The mystery in all of this is that Jesus embraced people he knew would disbelieve him, question him, and even betray him. He embraced them, empowered them, taught them, and made them part of his ministry and his body. And this is good news for us, because God does the same thing for us in Christ. 

In last week’s sermon I emphasized the importance that we never put our ultimate trust or faith in any human or human institution, including the Church, but only in God, only in Jesus Christ. If that sermon seemed a bit dark to some, this is the counterpart to it. Counterpart, but not counterpoint. They aren’t contradictory, though we would like to make them so. The reality is that our call to follow Jesus is risky. We are called to Love God and love our neighbor. That is Jesus’ summary of all the law and the prophets. That’s risky business that we’ve been commanded to take part in. Loving God can be risky–we never know what God is going to call us to do after all–but the riskiest thing about loving God is the call to love our neighbors. Loving other people is dangerous. Trusting other people can set us up for disappointment. This is one of the core places, I believe, where we have to embody Jesus’ admonition to be as wise as serpents and as innocent as doves. We never lose sight of our own sinfulness, our own capacity for evil. And we all have it. The sin that temps me may not be the sin that temps you, but we are all tempted to sin, and from time to time–perhaps from time to time to time–we succumb to temptation. Usually, if we’re honest, those sins have hurt someone, or would if they knew. Being humble and keeping in mind our own propensity to sin, can help us relinquish judgement we might hold over other people, but it will also keep us mindful that indeed, Jesus is the one in whom we’re to trust. That the Church has to establish safeguards, and we would be wise to as individuals as well. And yet. It’s risky, because we’re called to hope in other people whom we know to be sinful, whom we know to be broken, whom we know to be apt to wound us if we love them.
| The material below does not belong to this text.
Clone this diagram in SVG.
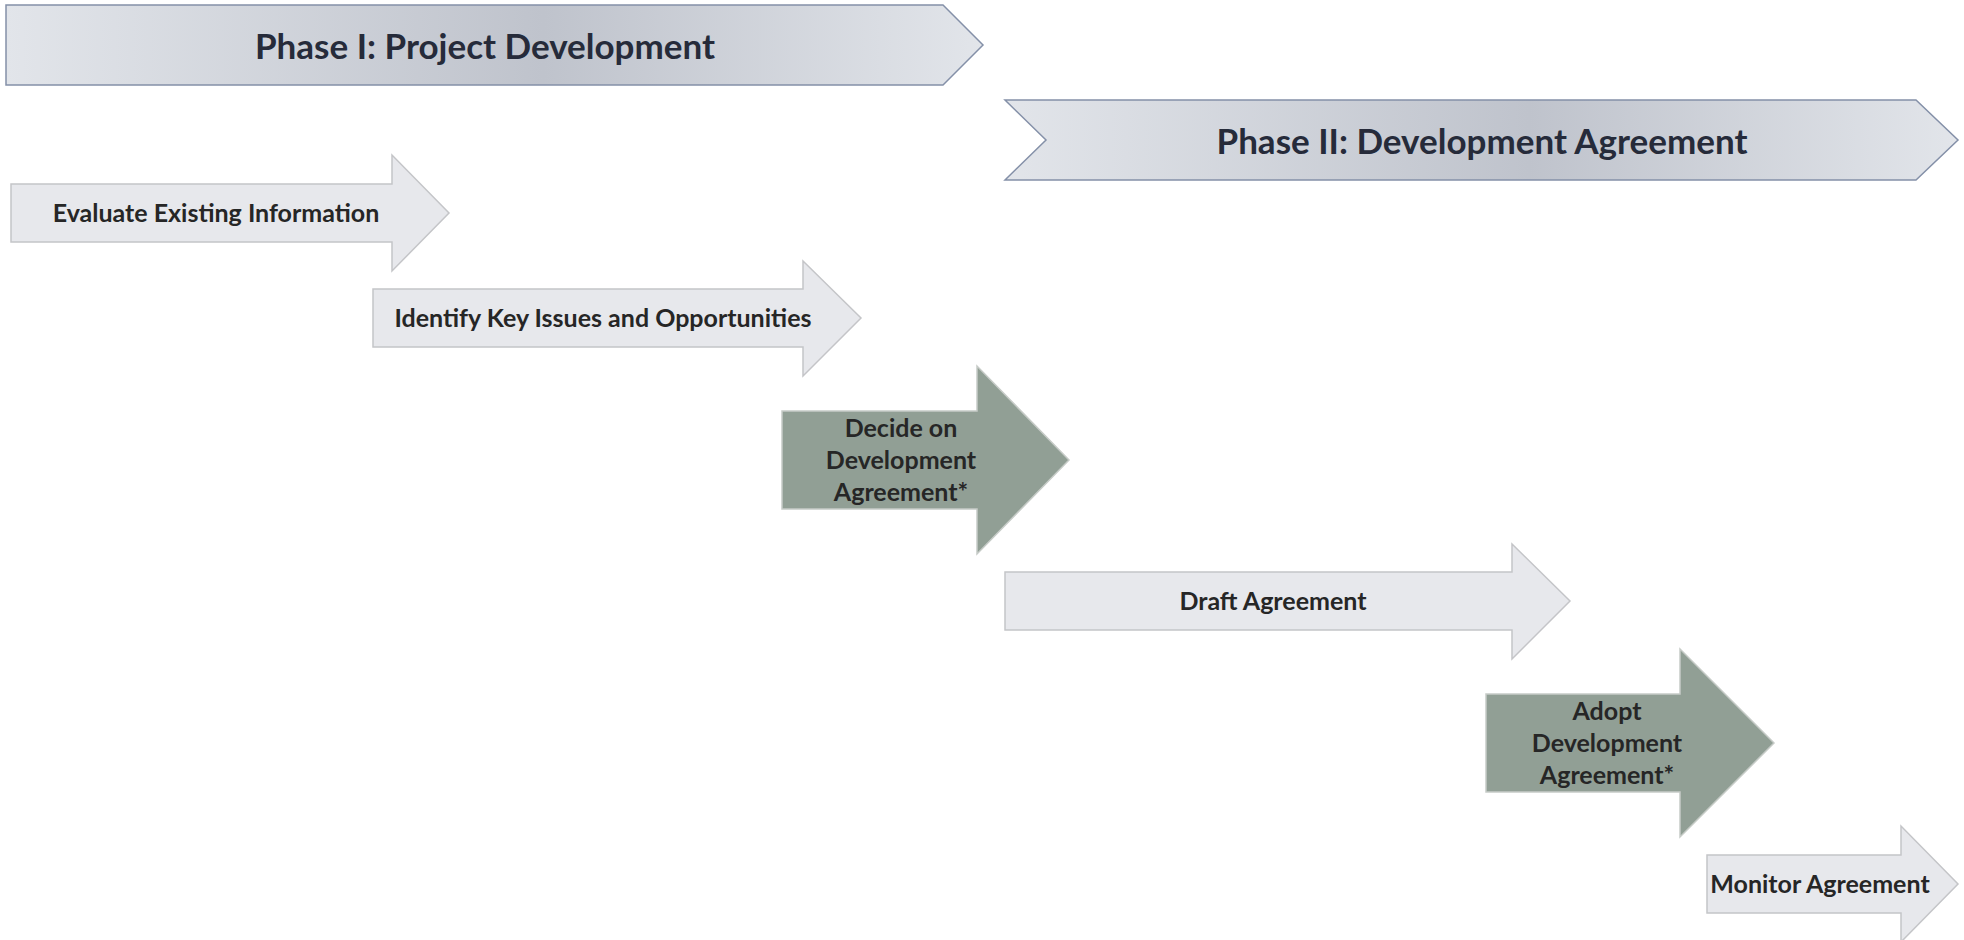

And we’re nonetheless commanded to love them.

There’s only one way we can ever hope to accomplish this–to hold on to the reality of our own sin and the sinfulness of others, while simultaneously extending to them the same benefit of the doubt, the same grace that God has extended to us–and here we work back to the beginning of our gospel text–the only way we can do this is by abiding in Christ. By putting our faith and trust and hope in Jesus, and by receiving again and again the grace of God in the sacrament of Christ’s body and blood, by hearing over and over again the word of God that inspires us, and calls us to faithfulness. I love the word abide.  It can simply mean to dwell, or it can mean to patiently endure, ore it can mean to await with anticipation. When we abide in Christ, there are going to be things that we can only patiently endure. We re going to await the coming of Christ with holy anticipation. This is what we’re called to, for Christ to dwell in us and we in him. This is what empowers us to take the risks we need to take on each other as Christian.

Even though Jesus knows perfectly, he withholds judgement and gives all the disciples–even Peter and even Judas–an opportunity to walk faithfully and to do good. If God, who knows perfectly what is in all hearts, provides such space, how much more should we who judge only in our limited capacities, by what our eyes see or our ears hear, provide such space to each other? But we can only find the strength and the means to do this, to take such a risk on each other, and for our own growth in faithfulness, by abiding in Christ, and through Christ abiding in us. Amen.